Money, then? Mr. Wilson says, “We got $2,000 from organizations and raised all the rest from individual donations.” Fundraising events included a beautiful choral presentation by the Marshall Fundamental School Chamber Choir in a mausoleum and a poetry reading/striptease performed by the Gallery Girls in the famous Castle Green overlooking Central Park where LitFest will be held.
How many people will show up?
Mr. Wilson guesses, “I’m saying 750 people are coming, Jervey’s saying 5,000. So, it’s probably going to be somewhere in between….We’re taking pictures, we’re recording it, we’re memorializing it. We’re hoping for next year that we do get some foundation money, do get some publishing money, get some sponsors. People want to see you do it on your own the first time. It’s one thing to start your own, and it’s another to be on a board — where there’s historical momentum.
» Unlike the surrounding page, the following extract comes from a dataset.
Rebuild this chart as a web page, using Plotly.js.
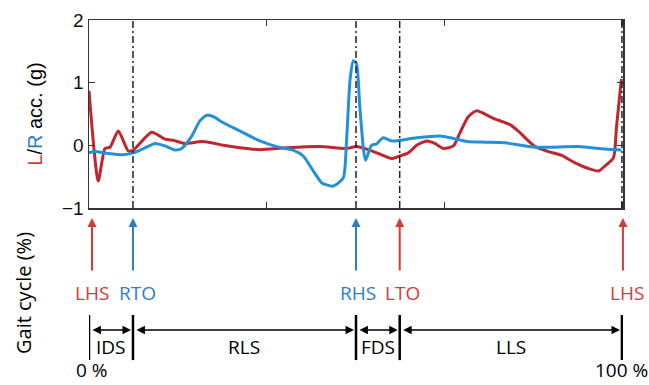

We just don’t know what the hell we’re doing yet. But we’re doing it.
Any advice for daydreaming book lovers in hometowns yet to start their own literary festival?
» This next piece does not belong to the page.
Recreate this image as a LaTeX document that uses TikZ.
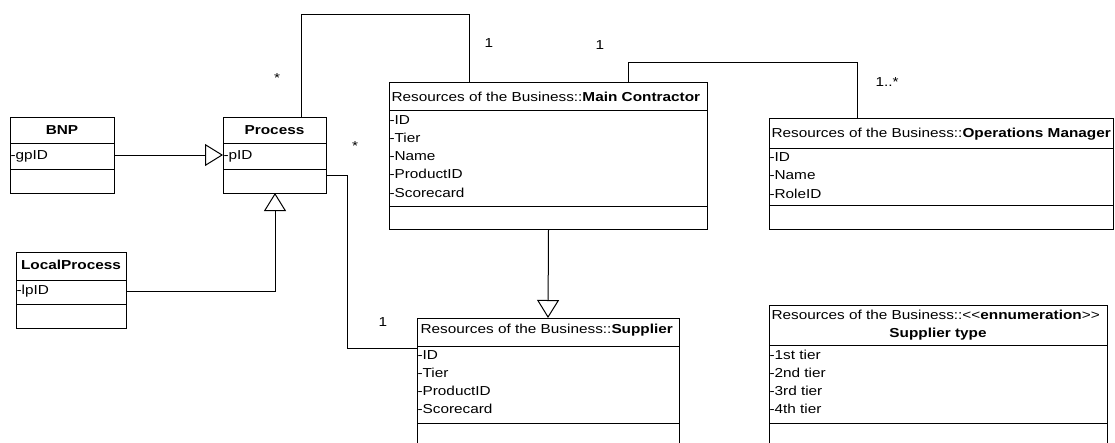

Mr. Wilson: “Although I’m pretty good about doing my homework and coming up with the wonderful things about Pasadena literarily, the person in his or her home town who has that pride in their town will discover the poets or the historians or somebodys around whom and with whom to build — every place is a literary place — if you want it to be…you could start a literary festival in every town in America because we’re all readers and because some well-known writer or writers come from hailing distance of wherever you are. So if you’re in Amarillo you have the Larry McMurtry Panhandle Festival, you have your cowboy poets…Also your community colleges teem with professors with extraordinary literary backgrounds and reach—just waiting to ‘go public.’ [We live] in a book club-rich market…the book club phenomenon shows the hunger for sitting around and talking about books rather than just reading books. That’s the fun part.”
Bottom line for publishers: fledging and/or supporting nascent literary festivals and fueling the enthusiasm that powers them in hometowns hither and yon might just be a fine way to fire up that most elusive of marketing engines: word of mouth.